Though unresolved in the end, such a call is to date not even conceived of being mentioned in the wider populace of any country. They as well called for a stop to ‘false solutions like forest carbon offsets and other market based mechanisms that will benefit only those who are making money’ as Tom Goldtooth stated. With grain prices having doubled in the last 2 years, with ethanol consuming 25% of the US grain supply and with 18,000 children dying each day from starvation, we are fast approaching the day when it will be more profitable to put gas in a car than to feed people.
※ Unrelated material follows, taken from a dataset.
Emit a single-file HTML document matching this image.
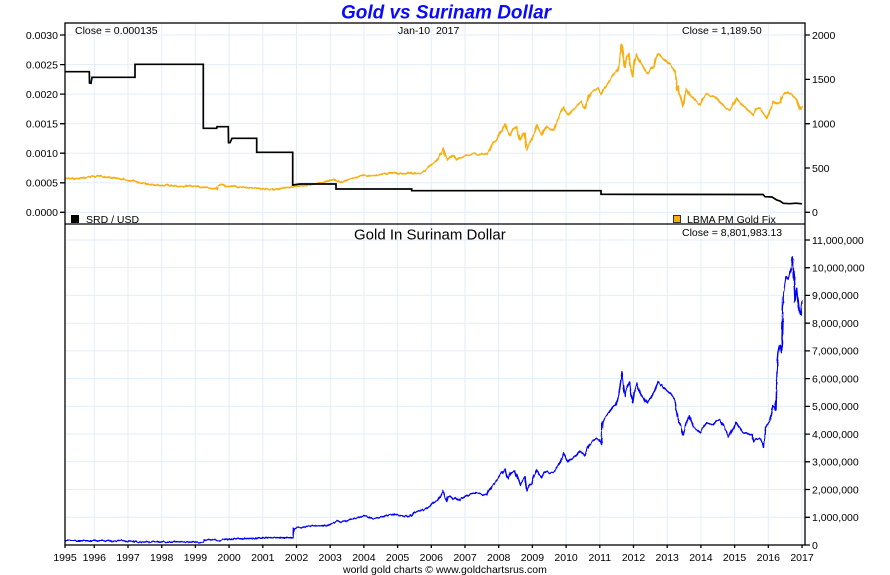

All of this, and Javed Iqbal, a Staten Island resident originally from Pakistan, was sentenced last week to six years in prison for airing an Arabic television channel and Dov Zakheiv, the rabbi who somehow lost 2.6 trillion dollars while working for the Pentagon from ‘01 to ‘04, is writing columns for ’shadowgovernment’ of foreignpolicy.com. Yes, Virginia, there is a racism in the world still.
Wasi’chu
The first people who lived on the northern plains of what today is the United States called themselves “Lakotah,” meaning “the allies,” a word which provides the semantic basis for Dakotah. The first European people to meet the Lakotah called them “Sioux,” a contraction of Nadowessioux, a now-archaic French-Canadian word meaning “snake” or enemy.
The Lakotah also used the metaphor to describe the newcomers. It was Wasi’chu, which means “takes the fat,” or “greedy person.” Within the modern Indian movement, Wasi’chu has come to mean those corporations and individuals, with their governmental accomplices, which continue to covet Indian lives, land, and resources for private profit.
Wasi’chu does not describe a race; it describes a state of mind.
Wasi’chu is also a human condition based on inhumanity, racism, and exploitation. It is a sickness, a seemingly incurable and contagious disease which begot the ever advancing society of the West. If we do not control it, this disease will surely be the basis for what may be the last of the continuing wars against the Native American people.